Jon Barela Won’t Put People In Charge Of Government
Some of the best moments in political campaigns come from linguistic slips that offer unintentional peeks at candidates’ true agendas. One such slip comes from the campaign of Jon Barela, a New Mexico Republican seeking to replace Democratic incumbent Martin Heinrich in the U.S. House of Representatives.
Barela’s campaign slogan reads, “Putting people back in charge of their destiny, not the government.” Note that the meaning of this phrase isn’t the same as the phrase, Putting people, not the government, back in charge of their destiny.
Apparently, Barela’s campaign isn’t interested in putting people back in charge of the government. If we are to accept his words at face value, Barela wants people to be in control only of their individual fates, and leave the government for someone else to control.

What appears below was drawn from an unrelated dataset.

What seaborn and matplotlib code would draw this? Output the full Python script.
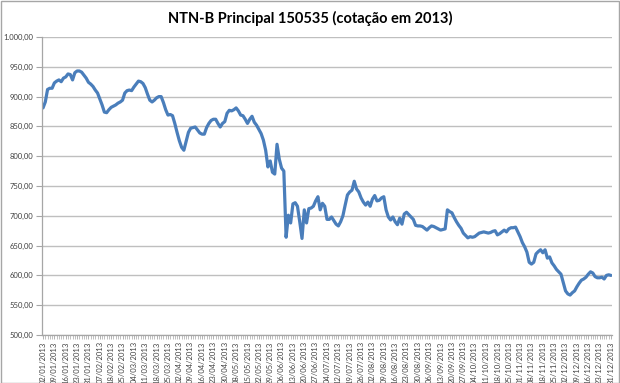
import numpy as np
import pandas as pd
import matplotlib
matplotlib.use("Agg")
import matplotlib.pyplot as plt
import seaborn as sns
from matplotlib.ticker import FixedLocator, FuncFormatter
from matplotlib.patches import Rectangle

title = "NTN-B Principal 150535 (cotação em 2013)"

tick_labels = [
    "02/01/2013", "09/01/2013", "16/01/2013", "23/01/2013", "31/01/2013",
    "07/02/2013", "18/02/2013", "25/02/2013", "04/03/2013", "11/03/2013",
    "18/03/2013", "25/03/2013", "02/04/2013", "09/04/2013", "16/04/2013",
    "23/04/2013", "30/04/2013", "08/05/2013", "15/05/2013", "22/05/2013",
    "29/05/2013", "06/06/2013", "13/06/2013", "20/06/2013", "27/06/2013",
    "04/07/2013", "12/07/2013", "19/07/2013", "26/07/2013", "02/08/2013",
    "09/08/2013", "16/08/2013", "23/08/2013", "30/08/2013", "06/09/2013",
    "13/09/2013", "20/09/2013", "27/09/2013", "04/10/2013", "11/10/2013",
    "18/10/2013", "25/10/2013", "01/11/2013", "08/11/2013", "18/11/2013",
    "25/11/2013", "02/12/2013", "09/12/2013", "16/12/2013", "23/12/2013",
    "31/12/2013",
]

prices = [
    881, 891, 912, 914, 914, 923, 926, 928, 925, 931,
    933, 938, 937, 928, 940, 943, 943, 941, 936, 931,
    924, 921, 917, 911, 906, 896, 886, 874, 873, 878,
    882, 884, 886, 889, 891, 894, 906, 910, 911, 910,
    916, 921, 926, 925, 922, 915, 904, 894, 891, 894,
    898, 900, 900, 890, 878, 869, 870, 868, 855, 840,
    826, 815, 810, 825, 840, 847, 848, 849, 844, 839,
    837, 837, 848, 855, 860, 862, 862, 855, 849, 855,
    858, 872, 877, 876, 878, 881, 876, 869, 868, 862,
    855, 862, 867, 857, 852, 845, 838, 827, 810, 782,
    792, 773, 770, 820, 795, 780, 775, 664, 701, 688,
    720, 722, 716, 690, 662, 710, 688, 712, 713, 716,
    725, 732, 710, 721, 716, 694, 694, 698, 692, 686,
    683, 690, 700, 718, 735, 740, 743, 758, 745, 740,
    730, 723, 718, 723, 716, 728, 734, 725, 726, 730,
    732, 710, 698, 693, 698, 690, 685, 696, 686, 703,
    706, 702, 698, 694, 684, 683, 683, 682, 679, 676,
    680, 683, 682, 680, 678, 676, 677, 678, 710, 707,
    705, 697, 690, 684, 679, 671, 667, 663, 665, 664,
    665, 668, 671, 672, 673, 672, 671, 672, 674, 675,
    668, 670, 673, 676, 673, 678, 680, 680, 681, 673,
    665, 655, 648, 639, 622, 619, 622, 636, 640, 643,
    638, 643, 629, 631, 621, 616, 610, 606, 602, 588,
    574, 569, 567, 571, 574, 581, 587, 592, 594, 597,
    602, 606, 604, 598, 596, 596, 597, 594, 600, 601,
    600,
]

label_step = 5
y_ticks = [500, 550, 600, 650, 700, 750, 800, 850, 900, 950, 1000]

sns.set_theme(style="white")
plt.rcParams['font.family'] = ['Lato', 'DejaVu Sans']

W, H = 620, 383
fig = plt.figure(figsize=(W / 100, H / 100), dpi=100)
fig.patch.set_facecolor("white")

ax = fig.add_axes([42 / W, 1 - 335 / H, 570 / W, 298 / H])
df = pd.DataFrame({"idx": np.arange(len(prices)), "price": prices})
sns.lineplot(data=df, x="idx", y="price", ax=ax, color="#4A7EBB",
             linewidth=2.3, solid_joinstyle="round", solid_capstyle="round")

ax.set_xlim(-0.45, len(prices) - 1 + 0.45)
ax.set_ylim(500, 1000)
ax.set_xlabel("")
ax.set_ylabel("")

grid_col = "#BFBFBF"
ax.yaxis.set_major_locator(FixedLocator(y_ticks))
ax.yaxis.set_major_formatter(FuncFormatter(
    lambda v, p: f"{v:,.2f}".replace(",", "X").replace(".", ",").replace("X", ".")))
ax.grid(axis="y", color=grid_col, linewidth=1.0)
ax.grid(axis="x", visible=False)
ax.set_axisbelow(True)

ax.xaxis.set_major_locator(FixedLocator(np.arange(0, len(prices), label_step)))
ax.set_xticklabels(tick_labels, rotation=90)
ax.xaxis.set_minor_locator(FixedLocator(np.arange(0, len(prices))))

for s in ["top", "right"]:
    ax.spines[s].set_visible(False)
for s in ["left", "bottom"]:
    ax.spines[s].set_color("#A6A6A6")
    ax.spines[s].set_linewidth(0.9)

ax.tick_params(axis="y", which="major", length=4, width=0.8, color="#A6A6A6",
               labelsize=5.5, labelcolor="#404040", pad=2, left=True)
ax.tick_params(axis="x", which="major", length=3, width=0.6, color="#A6A6A6",
               labelsize=5.5, labelcolor="#404040", pad=1.5, bottom=True)
ax.tick_params(axis="x", which="minor", length=3, width=0.5, color="#A6A6A6",
               bottom=True)

fig.text(0.5, 1 - 18 / H, title, ha="center", va="center",
         fontsize=10.5, fontweight="bold", color="#000000")

fig.patches.append(Rectangle((0.5 / W, 0.5 / H), 1 - 1.5 / W, 1 - 1.5 / H,
                             transform=fig.transFigure, fill=False,
                             edgecolor="#A6A6A6", linewidth=1.0))

fig.savefig("out.png", dpi=100)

Surely that’s not what Barela really meant to say, but it seems close to the truth nonetheless.
First, consider Jon Barela’s dependence upon corporate special interest groups. Barela’s congressional campaign has benefitted from $695,603 in independent expenditures by groups that hide their donors. That money has been used to attack Congressman Heinrich, giving Barela a better chance of victory on Election Day.
Then, consider Barela’s positions on important issues. Barela wants to expand the federal budget deficit by reducing the amount that extraordinarily wealthy Americans are asked to contribute to society. He wants to reduce regulation of corporations that put Americans at risk. He supports a health care system dominated by insurance companies rather than one controlled by the American people. He wants to reduce the size and power of the one organization that’s legally established to represent all the American people, rather than corporations.
Grammatical slips aside, Jon Barela’s campaign slogan makes no logical sense, because it depicts the people of the United States and the government of the United States as two separate things. Here in the USA, we have a government of the people, by the people, for the people. Unlike the big corporations, our federal government is democratically established by the people of our nation. If the federal government of the United States of America isn’t as good as it ought to be, that’s only because more Americans aren’t as involved in the process of guiding the creation of the government as they ought to be.
The government is dedicated to serving the people of the nation. Corporations are dedicated to making profits by using the people of our nation. Jon Barela has placed himself on the side of the corporations, standing against our government of the people.
Under Barela’s vision, the destiny of the American people would be to sit down and take whatever corporate executives decide they should have. People will be in charge of their destinies only to the extent that they are able to pay the charge for private services that used to be provided by their own government.